Set task: Print only the lines from the top of the data through the line with "const yTicks = [0, 20, 40, 60, 80, 100];", both included, skipping every picture.

________________________

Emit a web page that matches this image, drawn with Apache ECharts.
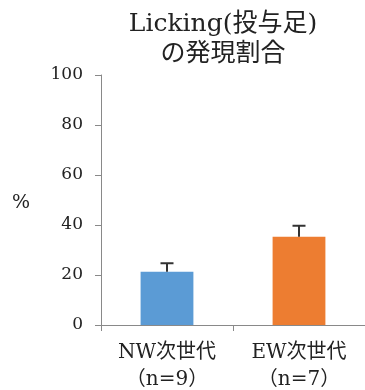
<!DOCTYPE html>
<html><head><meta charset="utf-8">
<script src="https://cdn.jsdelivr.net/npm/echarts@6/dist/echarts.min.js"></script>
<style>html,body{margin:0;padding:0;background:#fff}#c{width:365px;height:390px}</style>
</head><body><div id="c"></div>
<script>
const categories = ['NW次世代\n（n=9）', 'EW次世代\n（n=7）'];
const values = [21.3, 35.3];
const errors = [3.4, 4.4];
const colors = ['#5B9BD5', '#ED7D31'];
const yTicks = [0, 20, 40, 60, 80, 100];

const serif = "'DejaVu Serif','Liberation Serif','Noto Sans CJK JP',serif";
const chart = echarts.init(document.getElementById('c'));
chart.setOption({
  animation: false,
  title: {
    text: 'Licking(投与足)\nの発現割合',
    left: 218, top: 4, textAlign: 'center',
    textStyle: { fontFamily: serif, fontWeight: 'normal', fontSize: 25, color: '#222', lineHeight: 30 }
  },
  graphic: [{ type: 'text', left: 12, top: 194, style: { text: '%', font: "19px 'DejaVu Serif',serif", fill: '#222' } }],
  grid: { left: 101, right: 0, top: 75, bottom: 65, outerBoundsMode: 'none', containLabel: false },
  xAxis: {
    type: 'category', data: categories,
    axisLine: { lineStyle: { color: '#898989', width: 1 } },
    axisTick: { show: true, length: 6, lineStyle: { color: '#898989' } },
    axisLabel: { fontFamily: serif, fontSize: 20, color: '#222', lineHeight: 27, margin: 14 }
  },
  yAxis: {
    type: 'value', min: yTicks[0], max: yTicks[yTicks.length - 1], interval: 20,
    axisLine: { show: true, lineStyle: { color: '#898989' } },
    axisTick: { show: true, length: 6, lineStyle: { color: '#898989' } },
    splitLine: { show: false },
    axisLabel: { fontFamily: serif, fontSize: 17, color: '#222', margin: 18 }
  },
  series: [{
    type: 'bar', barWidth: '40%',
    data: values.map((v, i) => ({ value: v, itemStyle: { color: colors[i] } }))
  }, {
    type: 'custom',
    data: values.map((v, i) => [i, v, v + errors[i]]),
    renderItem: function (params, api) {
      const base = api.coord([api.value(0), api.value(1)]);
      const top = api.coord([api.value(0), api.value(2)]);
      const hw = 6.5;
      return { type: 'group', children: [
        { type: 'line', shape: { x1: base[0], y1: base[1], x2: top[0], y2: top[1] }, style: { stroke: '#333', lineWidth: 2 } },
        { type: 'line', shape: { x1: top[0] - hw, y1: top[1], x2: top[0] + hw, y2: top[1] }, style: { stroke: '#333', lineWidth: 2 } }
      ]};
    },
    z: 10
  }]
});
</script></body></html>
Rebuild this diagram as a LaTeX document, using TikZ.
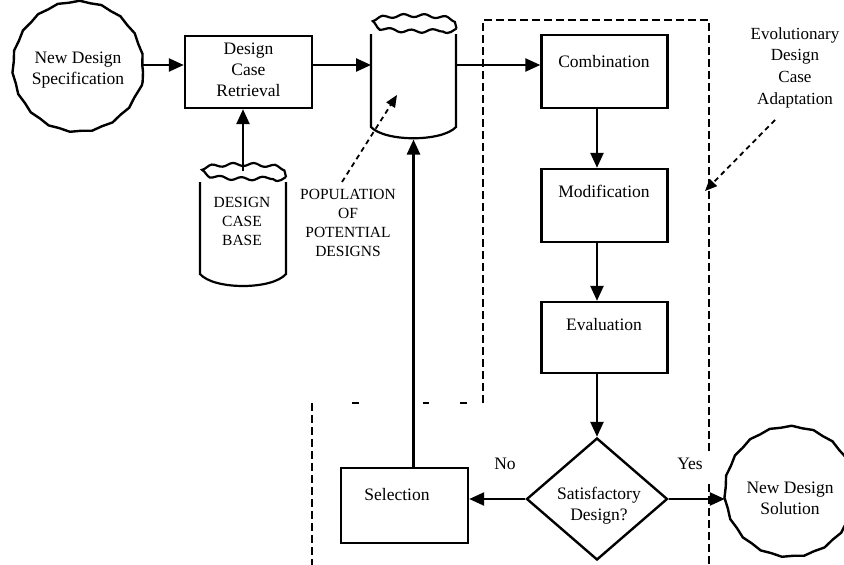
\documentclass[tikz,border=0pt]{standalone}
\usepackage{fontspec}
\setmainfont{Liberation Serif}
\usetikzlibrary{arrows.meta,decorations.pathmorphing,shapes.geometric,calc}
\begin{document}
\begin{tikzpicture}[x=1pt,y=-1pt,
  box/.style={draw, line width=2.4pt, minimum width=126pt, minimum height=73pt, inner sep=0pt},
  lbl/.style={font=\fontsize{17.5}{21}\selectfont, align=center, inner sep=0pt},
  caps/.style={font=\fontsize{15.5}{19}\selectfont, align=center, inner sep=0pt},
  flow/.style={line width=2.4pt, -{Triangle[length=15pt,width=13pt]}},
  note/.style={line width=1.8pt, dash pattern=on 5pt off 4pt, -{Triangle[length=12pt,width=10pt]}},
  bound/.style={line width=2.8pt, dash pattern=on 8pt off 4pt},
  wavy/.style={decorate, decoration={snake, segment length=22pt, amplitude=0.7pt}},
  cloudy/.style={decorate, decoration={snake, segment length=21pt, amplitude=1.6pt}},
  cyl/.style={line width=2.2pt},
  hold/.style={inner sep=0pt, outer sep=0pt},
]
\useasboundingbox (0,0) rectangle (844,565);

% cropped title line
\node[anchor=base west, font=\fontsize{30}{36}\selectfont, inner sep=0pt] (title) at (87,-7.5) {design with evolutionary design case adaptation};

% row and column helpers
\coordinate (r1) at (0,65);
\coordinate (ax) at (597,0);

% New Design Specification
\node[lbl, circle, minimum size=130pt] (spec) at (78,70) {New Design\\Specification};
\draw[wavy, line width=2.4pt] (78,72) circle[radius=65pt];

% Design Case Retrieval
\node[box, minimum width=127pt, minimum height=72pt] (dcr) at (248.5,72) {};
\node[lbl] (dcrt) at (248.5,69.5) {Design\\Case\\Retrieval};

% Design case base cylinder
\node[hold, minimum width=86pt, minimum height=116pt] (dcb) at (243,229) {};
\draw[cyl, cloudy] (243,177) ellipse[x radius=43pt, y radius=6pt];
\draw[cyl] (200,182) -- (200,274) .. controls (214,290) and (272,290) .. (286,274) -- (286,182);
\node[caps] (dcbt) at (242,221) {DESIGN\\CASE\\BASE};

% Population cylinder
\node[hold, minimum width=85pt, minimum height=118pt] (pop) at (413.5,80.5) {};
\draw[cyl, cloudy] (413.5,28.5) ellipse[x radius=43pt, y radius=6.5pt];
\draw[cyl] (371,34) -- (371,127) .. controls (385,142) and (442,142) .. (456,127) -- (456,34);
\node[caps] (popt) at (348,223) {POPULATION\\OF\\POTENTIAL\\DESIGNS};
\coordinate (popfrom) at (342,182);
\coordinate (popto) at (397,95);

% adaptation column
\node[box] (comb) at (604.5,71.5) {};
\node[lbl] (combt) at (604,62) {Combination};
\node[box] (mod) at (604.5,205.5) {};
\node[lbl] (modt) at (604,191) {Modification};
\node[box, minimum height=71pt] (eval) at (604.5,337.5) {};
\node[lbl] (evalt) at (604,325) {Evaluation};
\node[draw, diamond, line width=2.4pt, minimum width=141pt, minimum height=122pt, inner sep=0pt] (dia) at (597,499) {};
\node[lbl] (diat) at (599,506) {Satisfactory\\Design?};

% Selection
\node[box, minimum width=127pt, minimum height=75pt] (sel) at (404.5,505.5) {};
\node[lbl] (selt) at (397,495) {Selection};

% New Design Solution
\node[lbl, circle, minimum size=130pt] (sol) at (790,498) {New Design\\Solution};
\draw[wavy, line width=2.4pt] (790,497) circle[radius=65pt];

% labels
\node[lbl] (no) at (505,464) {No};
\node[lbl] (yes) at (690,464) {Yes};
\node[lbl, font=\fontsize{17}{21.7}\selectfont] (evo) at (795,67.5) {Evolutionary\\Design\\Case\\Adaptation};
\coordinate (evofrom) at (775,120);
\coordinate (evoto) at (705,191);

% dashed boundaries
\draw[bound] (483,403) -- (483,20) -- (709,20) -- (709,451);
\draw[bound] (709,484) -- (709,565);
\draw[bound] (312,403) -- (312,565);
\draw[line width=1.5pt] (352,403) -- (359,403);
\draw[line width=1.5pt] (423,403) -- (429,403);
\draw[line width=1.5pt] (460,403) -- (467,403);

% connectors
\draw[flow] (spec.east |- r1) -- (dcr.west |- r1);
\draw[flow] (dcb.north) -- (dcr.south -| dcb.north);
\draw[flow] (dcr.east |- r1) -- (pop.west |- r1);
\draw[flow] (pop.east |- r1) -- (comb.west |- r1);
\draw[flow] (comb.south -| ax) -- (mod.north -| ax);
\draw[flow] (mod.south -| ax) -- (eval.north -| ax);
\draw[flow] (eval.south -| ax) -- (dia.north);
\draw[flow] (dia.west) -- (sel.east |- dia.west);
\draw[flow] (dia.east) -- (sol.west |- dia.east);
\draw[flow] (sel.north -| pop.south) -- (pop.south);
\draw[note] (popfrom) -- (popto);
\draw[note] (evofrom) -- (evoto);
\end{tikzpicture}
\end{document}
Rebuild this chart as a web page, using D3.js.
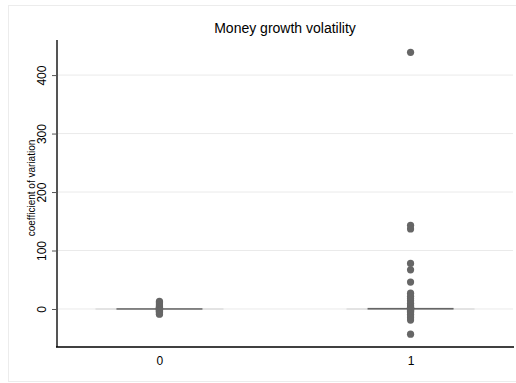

________________________

Output of the exercise:
Emit a web page that matches this image, drawn with Apache ECharts.
<!DOCTYPE html>
<html><head><meta charset="utf-8">
<script src="https://cdn.jsdelivr.net/npm/echarts@6/dist/echarts.min.js"></script>
<style>html,body{margin:0;padding:0;background:#fff}#c{width:365px;height:390px}</style>
</head><body><div id="c"></div>
<script>
const categories = ['NW次世代\n（n=9）', 'EW次世代\n（n=7）'];
const values = [21.3, 35.3];
const errors = [3.4, 4.4];
const colors = ['#5B9BD5', '#ED7D31'];
const yTicks = [0, 20, 40, 60, 80, 100];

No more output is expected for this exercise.